日本大百科全書(ニッポニカ) 「ニコル」の意味・わかりやすい解説
ニコル(Charles Jules Henri Nicolle)
にこる
Charles Jules Henri Nicolle
(1866―1936)
フランスの細菌学者。1928年ノーベル医学生理学賞受賞者(チフスの研究)。ルーアンの医学校を卒業後、パリのパスツール研究所長メチニコフとルーに師事。ルーアン医学校細菌学教授。1903年北アフリカ、チュニスのパスツール研究所長となり、以後32年間、発疹(はっしん)チフスその他の病原微生物との闘いに献身した。
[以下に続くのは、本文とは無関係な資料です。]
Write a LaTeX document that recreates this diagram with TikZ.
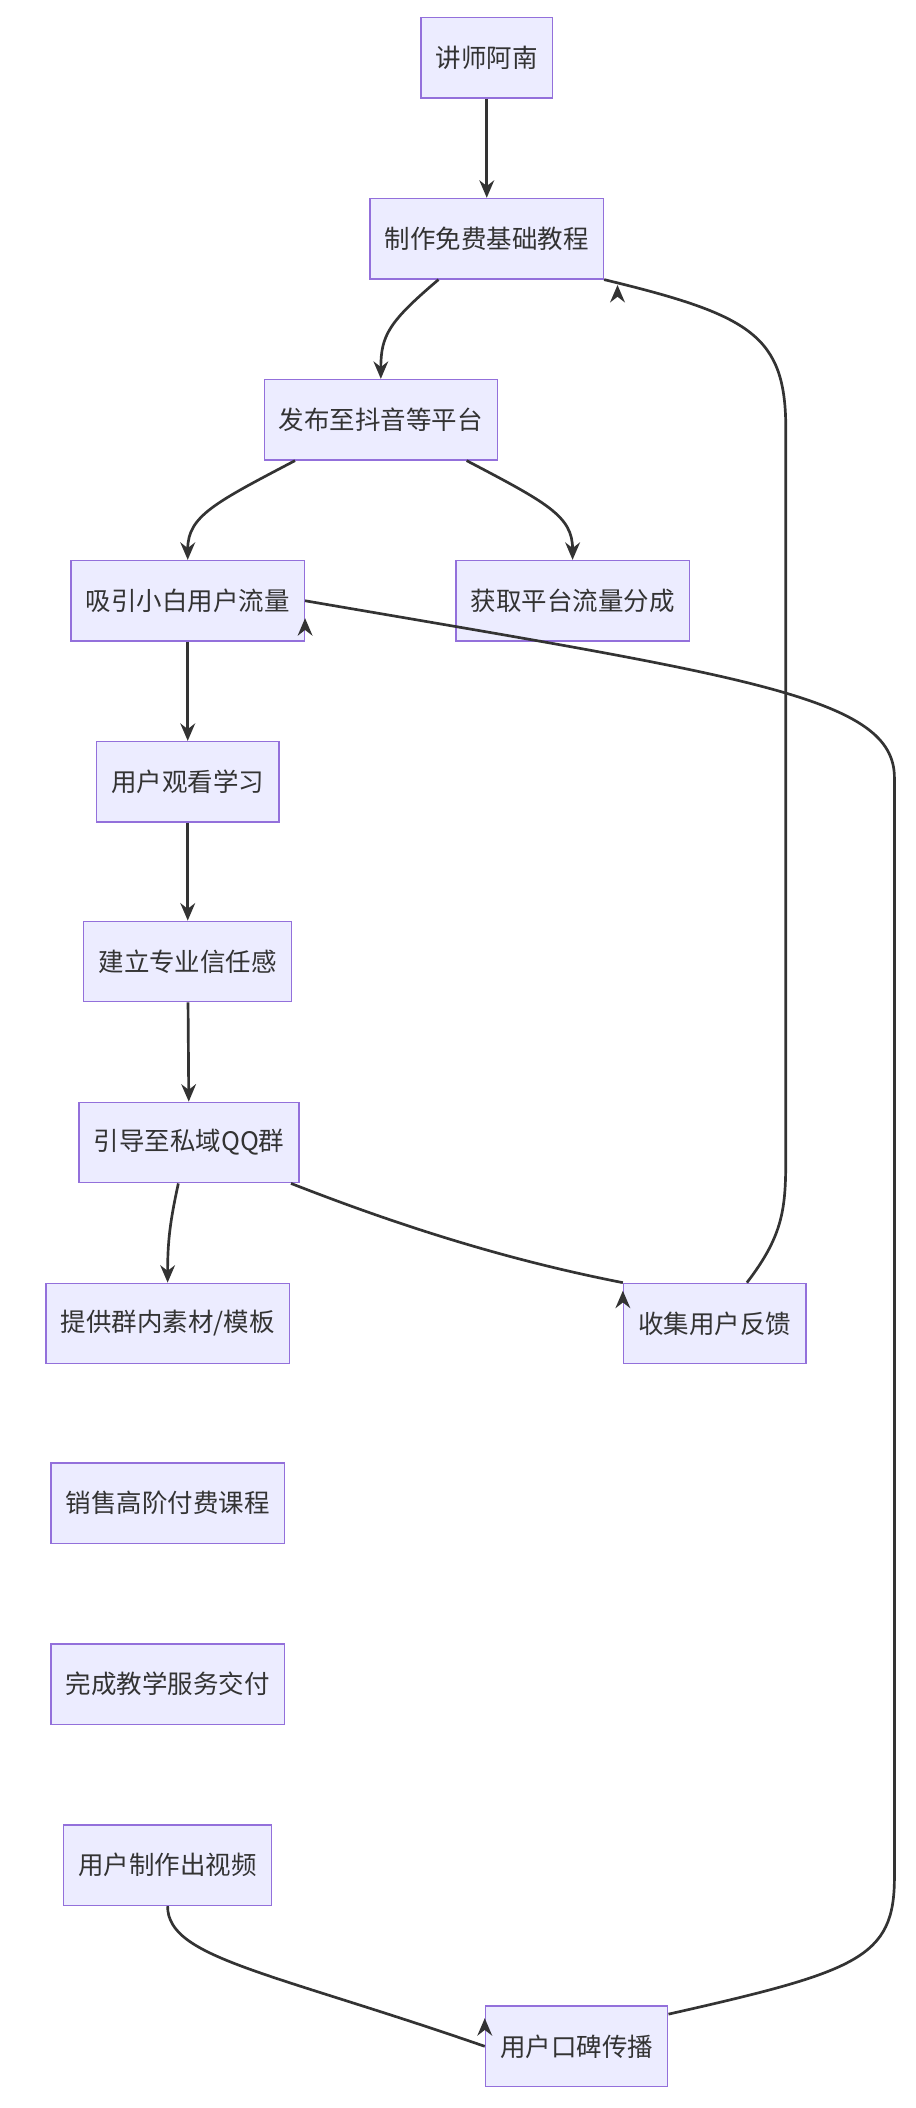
\documentclass[tikz,border=0pt]{standalone}
\usepackage{fontspec}
\setmainfont{Noto Sans CJK SC}
\usetikzlibrary{arrows.meta}
\definecolor{nfill}{HTML}{ECECFF}
\definecolor{nline}{HTML}{9370DB}
\definecolor{eline}{HTML}{333333}
\begin{document}
\begin{tikzpicture}[x=1pt,y=-1pt,
  box/.style={draw=nline,fill=nfill,line width=1pt,minimum height=60pt,inner xsep=11pt,font=\fontsize{19}{22}\selectfont,text=eline},
  edge/.style={draw=eline,line width=2pt,-{Stealth[length=13pt,width=11pt]}}]
\useasboundingbox (0,0) rectangle (683,1572);
\node[box] (a) at (363,43) {讲师阿南};
\node[box] (b) at (363,178) {制作免费基础教程};
\node[box] (c) at (284,313) {发布至抖音等平台};
\node[box] (d) at (140,448) {吸引小白用户流量};
\node[box] (e) at (427,448) {获取平台流量分成};
\node[box] (f) at (140,583) {用户观看学习};
\node[box] (g) at (140,717) {建立专业信任感};
\node[box] (h) at (141,852) {引导至私域QQ群};
\node[box] (i) at (125,987) {提供群内素材/模板};
\node[box] (j) at (533,987) {收集用户反馈};
\node[box] (k) at (125,1121) {销售高阶付费课程};
\node[box] (l) at (125,1256) {完成教学服务交付};
\node[box] (m) at (125,1391) {用户制作出视频};
\node[box] (n) at (430,1526) {用户口碑传播};
\draw[edge] (a) -- (b);
\draw[edge] (b.south) ++(-36,0) .. controls (290,240) and (284,250) .. (c.north);
\draw[edge] (c.south) ++(-64,0) .. controls (160,375) and (140,385) .. (d.north);
\draw[edge] (c.south) ++(64,0) .. controls (408,375) and (427,385) .. (e.north);
\draw[edge] (d) -- (f);
\draw[edge] (f) -- (g);
\draw[edge] (g) -- (h);
\draw[edge] (h.south) ++(-8,0) .. controls (127,910) and (125,925) .. (i.north);
\draw[edge] (h.south) ++(76,0) .. controls (300,915) and (380,940) .. (j.north west) ++(0,6);
\draw[edge] (j.north) ++(24,0) .. controls (585,920) and (586,900) .. (586,860) -- (586,320) .. controls (586,250) and (560,235) .. (b.south east) ++(10,4);
\draw[edge] (m.south) .. controls (125,1460) and (200,1470) .. (n.west) ++(0,-21);
\draw[edge] (n.east) ++(0,-24) .. controls (640,1470) and (667,1460) .. (667,1400) -- (667,580) .. controls (667,520) and (560,505) .. (d.east) ++(0,13);
\end{tikzpicture}
\end{document}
1909年、発疹チフス患者血液を接種して発疹したチンパンジーの血液を吸ったコロモジラミによって2匹のサルの発疹チフス発病に成功、ただちに追試、承認された。「シラミなくして発疹チフスなし」の定律はここから始まる。熱帯病猖獗(しょうけつ)中心地から離れず、あらゆる熱帯病病原を研究対象とした、他に類のない細菌学者である。また空想小説作家として著した『ベロンの菓子屋』その他の作品があり、『医学の責任』『感染症の運命』『自然と生物学的思想と倫理』など、医学哲学的著作も残した。
[藤野恒三郎]
ニコル(William Nicol)
にこる
William Nicol
(1768―1851)
イギリスの物理学者。スコットランドに生まれ、のちにエジンバラ大学物理学教授。電磁波理論で知られるJ・C・マクスウェルは彼の学生であった。1828年、アイスランド産の方解石のプリズムを2個組み合わせ、直線偏光を取り出す方法を発明した。今日ニコルのプリズムの名でよばれている。
[辻内順平]
ニコル(John Ramsay Allardyce Nicoll)
にこる
John Ramsay Allardyce Nicoll
(1894―1976)
イギリスの演劇史家。グラスゴーに生まれる。ロンドン大学、アメリカのエール大学、バーミンガム大学の教授を歴任。また、ストラトフォード・アポン・エイボンにシェークスピア研究所を創設する。上演史を専門とし、主著は六巻からなる『イギリス演劇史』A History of English Drama 1660―1900(1952~59)である。また、『シリル・ターナー作品集』Works of Cyril Tourneur(1930)や『チャプマン訳ホーマー』Chapman's Homer(1957)など、16、7世紀文学作品の校訂者でもある。